Are corporations people? Can they hold religious beliefs? If so, can they refuse to offer contraception coverage because of those beliefs? And if that is the case, what other federal laws can corporations ignore?
We’ll find out Monday at 10 a.m., when the Supreme Court hands down its decision in the most momentous case of the year so far.
Known as Hobby Lobby, the case arose when the religiously inclined owners of two companies objected to the requirement in President Barack Obama’s Affordable Care Act that insurance plans must cover a full suite of contraception coverage. The Greens, a Southern Baptist family that owns the Hobby Lobby craft stores chain, and the Mennonite Hahn family, which owns the Conestoga Wood Specialties cabinet-making business in Pennsylvania, argue that being forced to cover contraceptives they object to on religious grounds violates their religious liberty.
The two families argue that their businesses should be entitled to protections under the Religious Freedom Restoration Act (RFRA), which until now has applied only to individuals. If the court finds that RFRA does indeed protect even some businesses, it would be another step down the contentious road toward “corporate personhood” that the court has increasingly embraced in recent years. This legal formulation often argued by conservatives caused GOP presidential candidate Mitt Romney to seem overly allied to big business when he declared “Corporations are people, my friend” during the 2012 election.

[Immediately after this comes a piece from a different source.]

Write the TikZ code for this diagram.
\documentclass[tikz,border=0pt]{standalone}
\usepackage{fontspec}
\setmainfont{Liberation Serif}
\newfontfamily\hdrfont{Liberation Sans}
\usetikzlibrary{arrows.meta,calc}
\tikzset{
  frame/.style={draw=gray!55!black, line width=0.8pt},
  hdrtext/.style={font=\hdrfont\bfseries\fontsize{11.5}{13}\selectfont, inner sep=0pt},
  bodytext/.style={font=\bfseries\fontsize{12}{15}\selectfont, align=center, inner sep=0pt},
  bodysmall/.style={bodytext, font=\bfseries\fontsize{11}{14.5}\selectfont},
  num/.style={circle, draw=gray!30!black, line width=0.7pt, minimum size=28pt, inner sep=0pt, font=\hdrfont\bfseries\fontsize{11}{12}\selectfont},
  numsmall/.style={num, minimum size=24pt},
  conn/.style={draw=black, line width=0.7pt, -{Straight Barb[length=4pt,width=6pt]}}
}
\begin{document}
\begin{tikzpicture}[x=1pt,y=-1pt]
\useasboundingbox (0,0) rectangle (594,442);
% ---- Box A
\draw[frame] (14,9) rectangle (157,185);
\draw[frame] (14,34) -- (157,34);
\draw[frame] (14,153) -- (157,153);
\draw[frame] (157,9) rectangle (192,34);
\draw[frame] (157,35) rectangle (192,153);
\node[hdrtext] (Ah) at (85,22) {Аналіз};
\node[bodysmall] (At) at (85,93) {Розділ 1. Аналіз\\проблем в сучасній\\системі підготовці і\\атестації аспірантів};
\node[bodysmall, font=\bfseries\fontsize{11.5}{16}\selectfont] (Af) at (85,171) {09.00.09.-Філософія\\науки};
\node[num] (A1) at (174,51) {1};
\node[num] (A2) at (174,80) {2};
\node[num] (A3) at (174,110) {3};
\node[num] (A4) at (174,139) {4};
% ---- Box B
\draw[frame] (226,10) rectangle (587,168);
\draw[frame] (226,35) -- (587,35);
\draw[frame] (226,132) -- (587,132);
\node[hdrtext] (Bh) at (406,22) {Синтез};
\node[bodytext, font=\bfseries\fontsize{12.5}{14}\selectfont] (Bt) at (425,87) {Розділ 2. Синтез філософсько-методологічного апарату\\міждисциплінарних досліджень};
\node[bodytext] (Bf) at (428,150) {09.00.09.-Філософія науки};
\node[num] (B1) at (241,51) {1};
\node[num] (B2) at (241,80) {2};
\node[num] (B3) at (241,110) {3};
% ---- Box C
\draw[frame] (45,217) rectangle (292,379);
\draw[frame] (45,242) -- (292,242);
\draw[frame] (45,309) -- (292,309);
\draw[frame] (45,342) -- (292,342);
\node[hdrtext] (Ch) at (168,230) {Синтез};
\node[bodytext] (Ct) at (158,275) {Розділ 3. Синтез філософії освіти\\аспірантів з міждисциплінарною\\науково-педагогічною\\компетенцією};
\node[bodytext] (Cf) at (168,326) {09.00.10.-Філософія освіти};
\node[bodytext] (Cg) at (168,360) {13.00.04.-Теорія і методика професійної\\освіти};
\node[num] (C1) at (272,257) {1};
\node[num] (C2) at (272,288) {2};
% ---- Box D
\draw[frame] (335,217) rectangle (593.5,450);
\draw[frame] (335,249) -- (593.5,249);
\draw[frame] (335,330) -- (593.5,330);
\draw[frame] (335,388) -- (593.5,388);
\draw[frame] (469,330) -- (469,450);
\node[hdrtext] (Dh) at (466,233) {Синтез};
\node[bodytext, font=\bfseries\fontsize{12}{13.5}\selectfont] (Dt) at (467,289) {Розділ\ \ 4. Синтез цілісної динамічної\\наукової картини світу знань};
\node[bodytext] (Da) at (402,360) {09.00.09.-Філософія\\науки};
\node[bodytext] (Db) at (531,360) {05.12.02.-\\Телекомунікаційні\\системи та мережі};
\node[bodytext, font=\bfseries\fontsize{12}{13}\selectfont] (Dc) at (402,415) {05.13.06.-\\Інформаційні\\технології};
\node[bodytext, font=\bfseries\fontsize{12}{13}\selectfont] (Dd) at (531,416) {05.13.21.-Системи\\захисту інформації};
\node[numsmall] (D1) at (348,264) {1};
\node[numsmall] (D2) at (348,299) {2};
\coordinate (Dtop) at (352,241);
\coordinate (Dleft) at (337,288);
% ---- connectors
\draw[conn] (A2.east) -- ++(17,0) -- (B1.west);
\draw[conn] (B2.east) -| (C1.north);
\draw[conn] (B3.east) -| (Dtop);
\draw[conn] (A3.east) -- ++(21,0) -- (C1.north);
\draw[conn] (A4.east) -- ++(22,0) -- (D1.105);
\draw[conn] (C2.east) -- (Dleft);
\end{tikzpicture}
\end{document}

It’s like corporate personhood “on steroids,” constitutional law expert Adam Winkler explained to Newsweek last year. “Not only are corporations people, but they are devout people who pray and have their own religious beliefs.”

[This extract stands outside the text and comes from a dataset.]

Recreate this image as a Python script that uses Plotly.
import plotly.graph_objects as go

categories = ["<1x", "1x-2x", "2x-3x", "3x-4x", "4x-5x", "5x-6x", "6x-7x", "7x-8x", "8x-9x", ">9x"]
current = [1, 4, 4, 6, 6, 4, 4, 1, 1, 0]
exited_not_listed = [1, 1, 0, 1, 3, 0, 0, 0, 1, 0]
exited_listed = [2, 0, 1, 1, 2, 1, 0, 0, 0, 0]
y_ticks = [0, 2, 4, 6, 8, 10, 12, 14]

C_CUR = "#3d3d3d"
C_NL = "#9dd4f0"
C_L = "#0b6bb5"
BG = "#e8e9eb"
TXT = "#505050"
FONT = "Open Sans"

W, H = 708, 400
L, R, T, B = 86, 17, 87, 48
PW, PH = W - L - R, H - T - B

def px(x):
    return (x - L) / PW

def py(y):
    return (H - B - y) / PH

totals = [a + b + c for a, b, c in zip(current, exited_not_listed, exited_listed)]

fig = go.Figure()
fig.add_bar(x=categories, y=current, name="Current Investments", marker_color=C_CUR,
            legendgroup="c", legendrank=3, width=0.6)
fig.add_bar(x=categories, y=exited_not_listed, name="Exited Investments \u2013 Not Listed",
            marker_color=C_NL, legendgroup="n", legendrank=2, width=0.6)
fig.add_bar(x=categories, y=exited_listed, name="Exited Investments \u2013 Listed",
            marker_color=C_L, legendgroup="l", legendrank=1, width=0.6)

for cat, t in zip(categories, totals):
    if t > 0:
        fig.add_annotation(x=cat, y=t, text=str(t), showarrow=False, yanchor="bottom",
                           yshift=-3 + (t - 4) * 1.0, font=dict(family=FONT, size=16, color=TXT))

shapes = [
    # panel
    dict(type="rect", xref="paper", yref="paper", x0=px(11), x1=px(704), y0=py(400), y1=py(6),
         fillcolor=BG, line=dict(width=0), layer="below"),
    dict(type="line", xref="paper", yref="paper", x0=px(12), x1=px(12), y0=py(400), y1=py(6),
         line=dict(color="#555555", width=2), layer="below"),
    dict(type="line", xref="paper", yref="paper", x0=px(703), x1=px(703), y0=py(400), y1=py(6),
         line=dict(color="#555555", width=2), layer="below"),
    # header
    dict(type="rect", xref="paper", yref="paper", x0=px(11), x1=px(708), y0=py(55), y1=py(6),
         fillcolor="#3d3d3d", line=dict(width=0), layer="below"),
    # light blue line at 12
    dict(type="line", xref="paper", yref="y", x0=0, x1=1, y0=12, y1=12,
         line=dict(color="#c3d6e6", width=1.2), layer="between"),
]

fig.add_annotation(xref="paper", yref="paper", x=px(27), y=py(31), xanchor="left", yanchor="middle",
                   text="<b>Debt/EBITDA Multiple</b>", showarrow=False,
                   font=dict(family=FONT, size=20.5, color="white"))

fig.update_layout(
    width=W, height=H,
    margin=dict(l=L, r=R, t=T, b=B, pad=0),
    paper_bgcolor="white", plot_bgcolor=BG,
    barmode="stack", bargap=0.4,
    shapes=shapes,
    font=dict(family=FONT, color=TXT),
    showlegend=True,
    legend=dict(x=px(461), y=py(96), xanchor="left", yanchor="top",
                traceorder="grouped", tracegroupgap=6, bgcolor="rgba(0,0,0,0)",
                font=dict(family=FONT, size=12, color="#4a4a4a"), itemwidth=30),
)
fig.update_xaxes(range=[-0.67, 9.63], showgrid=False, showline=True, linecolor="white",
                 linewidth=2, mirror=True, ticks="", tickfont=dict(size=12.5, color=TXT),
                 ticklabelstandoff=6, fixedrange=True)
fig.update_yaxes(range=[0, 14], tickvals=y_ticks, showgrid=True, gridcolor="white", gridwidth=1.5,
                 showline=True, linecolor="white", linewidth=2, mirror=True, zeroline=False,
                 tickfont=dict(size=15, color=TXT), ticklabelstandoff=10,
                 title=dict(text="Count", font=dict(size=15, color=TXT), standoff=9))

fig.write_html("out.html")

If the court decides that Hobby Lobby and Conestoga Wood are protected under RFRA, it must then decide whether the government is imposing a "substantial burden" on the companies. If the court decides there is a significant burden, it must then decide whether the government has a "compelling interest" to impose that burden.
The federal government has defended the so-called “contraception mandate” by emphasizing the rights of women employees to medical care. My opponents "leave third-party employees entirely out of the equation," Solicitor General Donald Verrilli said during oral arguments in March.
There’s also the chance that the Supreme Court could duck some of the tougher questions by deciding that the “contraception mandate” is actually a tax -- the exact out the majority used two years ago when the court upheld Obamacare’s individual mandate. It’s an argument that the liberal justices pushed at oral arguments. We’ll know Monday if either Justice Anthony Kennedy or Chief Justice John Roberts -- considered the two persuadable conservatives on the Hobby Lobby case -- took the bait.
But courtwatchers are putting their money on a win for Hobby Lobby. During oral arguments, the question of whether a law could require abortion coverage came up, and Kennedy and Roberts both seemed worried by the idea. In defending the mandate, the government also struggled during oral arguments to prove that the contraception mandate is the best way to ensure women have access to birth control -- couldn’t they find a way to provide coverage that doesn’t interfere with religious liberty, they asked?
If Hobby Lobby and Conestoga win, the scope of the ruling will determine the fallout. Can any corporation claim a religious objection to covering contraception? What about a religious objection to vaccines? Or minimum-wage laws? Can only family-held corporations like Hobby Lobby and Conestoga obtain religious exemptions from the law?
That’s why liberals are worried about more than the future of the contraception mandate. As liberal Justice Elena Kagan put it during oral arguments, courts' "hands would be bound" in future challenges to federal laws on religious grounds.
Finally, amidst all the coverage of Hobby Lobby, the press is likely to miss another expected Monday ruling in Harris v. Quinn. Despite its low profile, this case could be momentous, with the future of public-sector unions hanging in the balance.
At issue is the longstanding practice of public-sector unions collecting dues from non-union members, since even non-union employees benefit from union negotiations. These dues go only to the union's bargaining efforts and are not used for political activities. Still, home care providers in Illinois are challenging the rule as a violation of their First Amendment speech rights. A loss for unions could cut their funding to crippling levels, and the Supreme Court is not exactly union-friendly these days.
If the union wins, it will likely be the doing of an unlikely ally in conservative Justice Antonin Scalia, who in a 1991 case argued that workers who benefit from union negotiations should not be "free riders." The unions are likely praying that he hasn't changed his mind.